Looking for goats to scape


It is by no means a feature unique to our times that we tend to look for scapegoats to blame for our own ills or those of society at large. Sacrifice of scapegoats is as old as human history itself. The relatively modern expression “othering” is an updated term for this phenomenon and has given rise to a great deal of academic work and popular expression, much of it constructive and ultimately seeking reconciliation but by no means all of it.


I tangentially mentioned Schumpeterian “creative destruction” in a previous post (https://www.baloghblog.uk/post/coronavirus-and-a-loss-of-social-capital-from-thinner-random-interaction) and it got me thinking about the nature of renewal in these times. If we are to “Build Back Better”, as the current slogan would have it, on what foundational hardcore are we building, whether economic renewal or transformation of the social fabric? What are we going to reduce to rubble to create that hardcore base?


Schumpeter’s characterisation of creative destruction is sometimes cited in support of unfettered capitalism but, in fact, he was equally preoccupied by the collateral damage of social consequences and undoubted examples of waste of still-valuable financial, physical and social capital too rapidly discarded. (A decent summary and examples of creative destruction can be found at https://www.investopedia.com/terms/c/creativedestruction.asp).


But I was also reminded of another way of looking at renewal contained in the work of the twentieth century French philosopher René Girard, which I studied in the Theology and Philosophy Masters degree I recently took at Heythrop College, University of London.


Girard came up with a concept he called “mimetic desire” that he formed into a grand theory of human behaviour. In essence, he argues that a deep-rooted aspect of the human condition is the desire to mimic others. This mimicry has a constructive and cohesive element to it but inevitably leads to rivalry that eventually threatens the community, at which point attention is suddenly focused on an identified “other” that carries the can for this tension and so must be sacrificed for the good of the whole. Once it is expelled or destroyed, the community feels a sense of elation and restoration but is doomed to repetition once tensions build again because the scapegoating act hasn’t definitively solved anything in an enduring way. There are plenty of subtleties to the theory, including the need for it to be a largely unconscious dynamic, so don’t consider my description as complete but instead take the time to read further (e.g. starting with https://iep.utm.edu/girard/).

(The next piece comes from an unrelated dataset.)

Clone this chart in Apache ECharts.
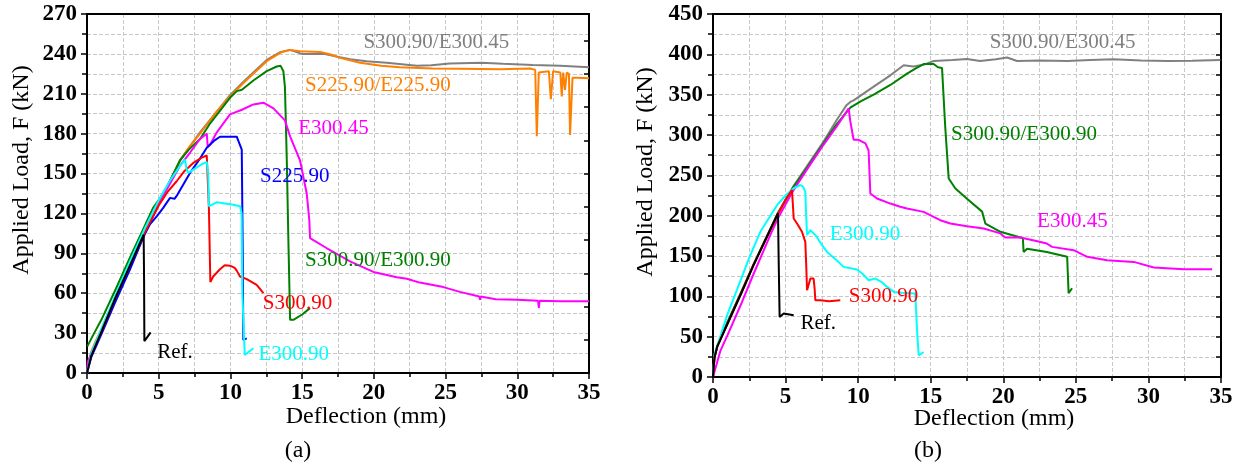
<!DOCTYPE html>
<html>
<head>
<meta charset="utf-8">
<script src="https://cdn.jsdelivr.net/npm/echarts@6/dist/echarts.min.js"></script>
<style>
html,body{margin:0;padding:0;background:#fff;}
#c{width:1242px;height:468px;}
</style>
</head>
<body>
<div id="c"></div>
<script>
// ---------- DATA: chart (a) ----------
var xTicks = [0, 5, 10, 15, 20, 25, 30, 35];
var aYTicks = [0, 30, 60, 90, 120, 150, 180, 210, 240, 270];
var bYTicks = [0, 50, 100, 150, 200, 250, 300, 350, 400, 450];

var aGray = [[0,0],[0.1,6],[0.3,14],[0.6,22],[1,31],[2,56],[3,80],[4,104],[5,127],[6.49,160],[7.88,181],[9.97,209],[11,220],[12.53,235.5],[13.5,241.5],[14.16,243],[14.97,240],[16.5,240],[17.64,237.5],[18.34,236],[19.5,234.5],[20.9,233.4],[22.99,231],[24,231.5],[25.3,232.7],[27.5,233.4],[29,232.5],[31.1,231.7],[33,231],[35,229.9]];
var aOrange = [[0,0],[0.1,8],[0.3,16],[0.6,24],[1,33],[2,58],[3,82],[4,106],[5,128],[5.5,138],[6.49,160],[7.2,171],[7.88,180],[9,196],[9.97,208],[11,219],[12.53,234.5],[13.5,241],[14.16,243],[14.85,242],[16.25,241.5],[17,239.5],[17.64,237],[19.04,233.4],[20.5,231],[21.8,230],[24.1,229],[26,228.8],[28.8,228.4],[30.9,229],[31.25,228],[31.36,178],[31.5,226],[32.2,227],[32.34,206],[32.5,227],[33,226],[33.1,208],[33.2,226],[33.33,213],[33.45,226],[33.6,225],[33.68,179],[33.85,222],[34.2,222],[35,221.6]];
var aGreen = [[0.02,20],[0.5,30],[1,40],[2,63],[3,87],[4,110],[4.6,124],[5,130],[5.5,138],[6.49,160],[7.1,168],[7.88,176],[8.6,188],[9.4,199],[9.97,207],[10.44,212],[10.8,213],[11.6,220],[12.53,227],[13.23,230.5],[13.5,231],[13.69,227],[13.8,215],[13.93,160],[14.04,100],[14.16,40],[14.39,40],[15,44],[15.55,48.8]];
var aMagenta = [[0,0],[0.05,8],[0.3,15],[1,31],[2,56],[3,80],[4,104],[4.86,124],[5.56,138],[6.49,156],[7.2,166],[7.88,176],[8.35,180],[8.42,170],[8.6,172],[9.05,181],[9.97,194.5],[10.8,198],[11.6,202],[12.3,203.3],[13,199],[13.8,190],[14.16,178],[14.85,160],[15.32,135],[15.5,115],[15.55,101.5],[16.7,94],[18.34,84],[19.97,76],[21.6,72],[22.3,70.9],[23.2,68],[24.85,64.6],[26,61],[27.35,57.5],[27.4,55],[27.45,57.5],[28.5,55.5],[29.97,55],[31.45,54.3],[31.5,49],[31.55,54.3],[33,54],[35,54]];
var aBlue = [[0,0],[0.3,12],[1,29],[2,54],[3,78],[4,104],[4.4,112],[4.86,117.8],[5.3,124],[5.79,131.7],[6.1,131],[6.3,134],[7.18,150.5],[7.8,160],[8.35,169.4],[8.9,175],[9.27,177.7],[10.44,177.7],[10.79,168],[10.85,100],[10.9,24.9],[11.14,26]];
var aRed = [[0,0],[0.3,14],[1,31],[2,57],[3,81],[4,105],[5,126],[5.6,136],[6.25,144.2],[6.8,152],[7.41,158],[8,162],[8.35,163.6],[8.45,163],[8.5,124],[8.6,68.4],[8.8,72.6],[9.27,78],[9.6,81],[9.97,80.7],[10.3,79],[10.44,77],[10.67,72.6],[11.14,70.6],[11.83,66.3],[12.3,60.1]];
var aCyan = [[0,0],[0.3,15],[1,33],[2,59],[3,84],[4,108],[5,130],[5.8,145],[6.5,156],[6.83,160.5],[6.95,153],[7.06,150.5],[7.41,153],[8,157],[8.35,158.8],[8.45,150],[8.5,125.4],[9.04,128.4],[10.2,126.6],[10.67,125.4],[10.78,120],[10.83,60],[11,13.6],[11.6,18.6]];
var aRef = [[0,0],[0.3,13],[1,31],[2,57],[3,81],[3.95,104],[3.98,70],[4,24],[4.44,30.5]];

// ---------- DATA: chart (b) ----------
var bGray = [[0,0],[0.1,24],[0.3,38],[1,68],[2,108],[2.8,140],[4.48,204],[5.56,237],[6.5,262],[7.62,292],[8.5,318],[9.2,337],[9.46,341],[9.69,343],[11.07,360],[12.22,374],[13.14,386.5],[13.8,385],[14.5,387],[15.2,391.7],[16.5,393],[17.5,394.2],[18.4,391.7],[19.5,394],[20.26,396],[20.95,391.7],[22.5,392.5],[24.4,391.7],[26,393],[27.6,393.8],[29.5,392.5],[31.3,391.7],[33,392],[34.96,392.9]];
var bGreen = [[0,0],[0.1,25],[0.3,39],[1,68],[2,107],[2.8,140],[4.48,203],[5.56,236],[6.5,260],[7.62,290],[8.5,313],[9.46,334],[10.2,342],[11.07,350],[12.22,362],[13.37,376],[14,383],[14.51,388],[15.2,388],[15.5,384],[15.78,383],[15.9,381],[16,310],[16.24,246],[16.7,233.7],[17.5,221],[18.54,205],[18.77,190],[19.8,180],[21.18,173],[21.35,172],[21.4,155],[21.64,159],[23,155],[24.4,149],[24.5,104],[24.74,110]];
var bMagenta = [[0,0],[0.5,32],[1,52],[2,93],[2.8,128],[4,178],[4.48,197],[5.56,232],[6.5,258],[7.5,285],[8.5,310],[9.35,333],[9.45,318],[9.69,294],[10.03,294],[10.5,289.6],[10.72,281],[10.84,227.5],[11.3,221.3],[12.22,215],[12.9,211],[13.37,209],[14.51,204.7],[15.2,198.5],[15.66,194.4],[16.35,190.3],[17.5,187],[18.65,184],[19.8,178],[20.14,173],[21.18,173],[22.2,169],[23,165.5],[23.36,161.3],[24.85,157.2],[25.78,149],[27.15,144.8],[28.99,142.7],[30.37,135.7],[32.43,133.6],[34.39,133.6]];
var bCyan = [[0,0],[0.1,28],[0.5,50],[1,78],[1.65,108],[2.5,148],[3.26,180],[4.41,213],[5,225],[5.56,234],[6.02,238],[6.2,236],[6.36,229.5],[6.42,200],[6.48,176],[6.71,182],[7.1,175],[7.51,163.4],[7.86,155],[8.5,145],[9,136.5],[9.92,133.2],[10.3,128],[10.72,120],[11.19,122],[11.6,118],[11.99,111.7],[12.45,105.5],[13,104.5],[13.94,103.5],[14.05,60],[14.17,26.9],[14.51,31]];
var bRed = [[0,0],[0.1,24],[0.3,38],[1,66],[2,106],[2.8,139],[4.48,202],[5,220],[5.44,231.6],[5.5,215],[5.56,196.5],[5.79,190.3],[6.13,180],[6.36,167.5],[6.42,140],[6.48,107.6],[6.71,122],[6.93,122],[7,110],[7.05,95.2],[7.39,95.2],[8,94],[8.77,95]];
var bRef = [[0,0],[0.1,24],[0.3,38],[1,66],[2,106],[2.8,139],[4.48,203],[4.52,150],[4.59,74.4],[4.87,78.6],[5.56,76.5]];

// curve labels: [text, x, y (data coords, left edge / vertical middle), colour key]
var aLabels = [["S300.90/E300.45",19.27,248.5,"gray"],["S225.90/E225.90",15.2,216.3,"orange"],["E300.45",14.73,183.7,"magenta"],["S225.90",12.06,148,"blue"],["S300.90/E300.90",15.2,84.4,"green"],["S300.90",12.25,52,"red"],["E300.90",11.95,14.3,"cyan"],["Ref.",4.9,15.6,"black"]];
var bLabels = [["S300.90/E300.45",19.06,414.4,"gray"],["S300.90/E300.90",16.4,300.7,"green"],["E300.45",22.33,192.3,"magenta"],["E300.90",8.04,177,"cyan"],["S300.90",9.35,99.3,"red"],["Ref.",6.02,66.3,"black"]];

var COL = {gray:"#808080", orange:"#FF8000", green:"#008000", magenta:"#FF00FF", blue:"#0000FF", red:"#FF0000", cyan:"#00FFFF", black:"#000000"};
var SERIF = "'Liberation Serif','Times New Roman',serif";

var chart = echarts.init(document.getElementById('c'), null, {renderer:'canvas'});

function mainX(gi){
  return {gridIndex:gi, type:'value', min:0, max:35, interval:5, position:'bottom',
    axisLine:{show:true, onZero:false, lineStyle:{color:'#000', width:2}},
    axisTick:{show:true, inside:false, length:6, lineStyle:{color:'#000', width:1.5}},
    minorTick:{show:true, splitNumber:2, length:4, lineStyle:{color:'#000', width:1.5}},
    axisLabel:{show:true, margin:9, color:'#000', fontFamily:SERIF, fontWeight:'bold', fontSize:23},
    splitLine:{show:true, lineStyle:{color:'#c8c8c8', type:[4,2], width:1}},
    minorSplitLine:{show:true, lineStyle:{color:'#c8c8c8', type:[4,2], width:1}}
  };
}
function topX(gi){
  return {gridIndex:gi, type:'value', min:0, max:35, interval:5, position:'top',
    axisLine:{show:true, onZero:false, lineStyle:{color:'#000', width:2}},
    axisTick:{show:false}, axisLabel:{show:false}, splitLine:{show:false}};
}
function mainY(gi, max, iv){
  return {gridIndex:gi, type:'value', min:0, max:max, interval:iv, position:'left',
    axisLine:{show:true, onZero:false, lineStyle:{color:'#000', width:2}},
    axisTick:{show:true, inside:false, length:6, lineStyle:{color:'#000', width:1.5}},
    minorTick:{show:true, splitNumber:2, length:5, lineStyle:{color:'#000', width:1.5}},
    axisLabel:{show:true, margin:10, color:'#000', fontFamily:SERIF, fontWeight:'bold', fontSize:23},
    splitLine:{show:true, lineStyle:{color:'#c8c8c8', type:[4,2], width:1}},
    minorSplitLine:{show:true, lineStyle:{color:'#c8c8c8', type:[4,2], width:1}}
  };
}
function rightY(gi, max, iv, minor){
  return {gridIndex:gi, type:'value', min:0, max:max, interval:iv, position:'right',
    axisLine:{show:true, onZero:false, lineStyle:{color:'#000', width:2}},
    axisTick:{show:true, inside:true, length:5, lineStyle:{color:'#000', width:1.5}},
    minorTick:{show:minor, splitNumber:2, length:5, lineStyle:{color:'#000', width:1.5}},
    axisLabel:{show:false}, splitLine:{show:false}, minorSplitLine:{show:false}};
}
function ser(data, col, xi, yi){
  return {type:'line', data:data, xAxisIndex:xi, yAxisIndex:yi, showSymbol:false, symbol:'none',
    lineStyle:{color:COL[col], width:2}, itemStyle:{color:COL[col]}, animation:false, silent:true, z:3};
}

chart.setOption({
  animation:false,
  backgroundColor:'#fff',
  grid:[
    {left:87, top:14, width:502, height:359, containLabel:false},
    {left:713, top:14, width:508, height:363, containLabel:false}
  ],
  xAxis:[mainX(0), topX(0), mainX(1), topX(1)],
  yAxis:[mainY(0,270,30), rightY(0,270,25,false), mainY(1,450,50), rightY(1,450,50,true)],
  series:[
    ser(aGray,'gray',0,0), ser(aOrange,'orange',0,0), ser(aGreen,'green',0,0), ser(aMagenta,'magenta',0,0),
    ser(aBlue,'blue',0,0), ser(aRed,'red',0,0), ser(aCyan,'cyan',0,0), ser(aRef,'black',0,0),
    ser(bGray,'gray',2,2), ser(bGreen,'green',2,2), ser(bMagenta,'magenta',2,2), ser(bCyan,'cyan',2,2),
    ser(bRed,'red',2,2), ser(bRef,'black',2,2)
  ]
});

var g = [];
function addLabels(list, xi, yi){
  list.forEach(function(l){
    var p = chart.convertToPixel({xAxisIndex:xi, yAxisIndex:yi}, [l[1], l[2]]);
    g.push({type:'text', x:p[0], y:p[1], z:10, silent:true,
      style:{text:l[0], fill:COL[l[3]], font:'21px '+SERIF, textAlign:'left', textVerticalAlign:'middle'}});
  });
}
addLabels(aLabels, 0, 0);
addLabels(bLabels, 2, 2);

function title(t, x, y, rot){
  g.push({type:'text', x:x, y:y, rotation:rot||0, z:10, silent:true,
    style:{text:t, fill:'#000', font:'24px '+SERIF, textAlign:'center', textVerticalAlign:'middle'}});
}
title('Applied Load, F (kN)', 22, 170, Math.PI/2);
title('Applied Load, F (kN)', 646, 172, Math.PI/2);
title('Deflection (mm)', 366, 417);
title('Deflection (mm)', 994, 419);
title('(a)', 298, 451);
title('(b)', 928, 451);

chart.setOption({graphic:g});
</script>
</body>
</html>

The reason it came to mind is that in observing the current social convulsions, especially in the Western world, it seems to me there is an unmistakeable whiff of “othering”, of scapegoating, amidst genuinely constructive attempts at understanding, resolution and reconciliation. Such a tendency is accelerated when open debates are truncated, dogmatic positions are taken and crude demarcations asserted loudly and sometimes violently.


These are weighty questions to pose for myself, but I think necessary ones: to what extent am I participating in acts or schools of thought that look to “other” a person or community or crudely drawn grouping, to call them out, to label them, in the expectation that doing so will bring about some sort of expiation for social ills and a better future for me and those around me? Where is the line between legitimate cleansing and a destructive sacrifice? And, fundamentally, how sure am I that it will lead to real resolution?


At bottom, according to Girard, once today’s scapegoat has been sacrificed, another must be found. What social rubble from this round of sacrifice then will make up the hardcore for the next round?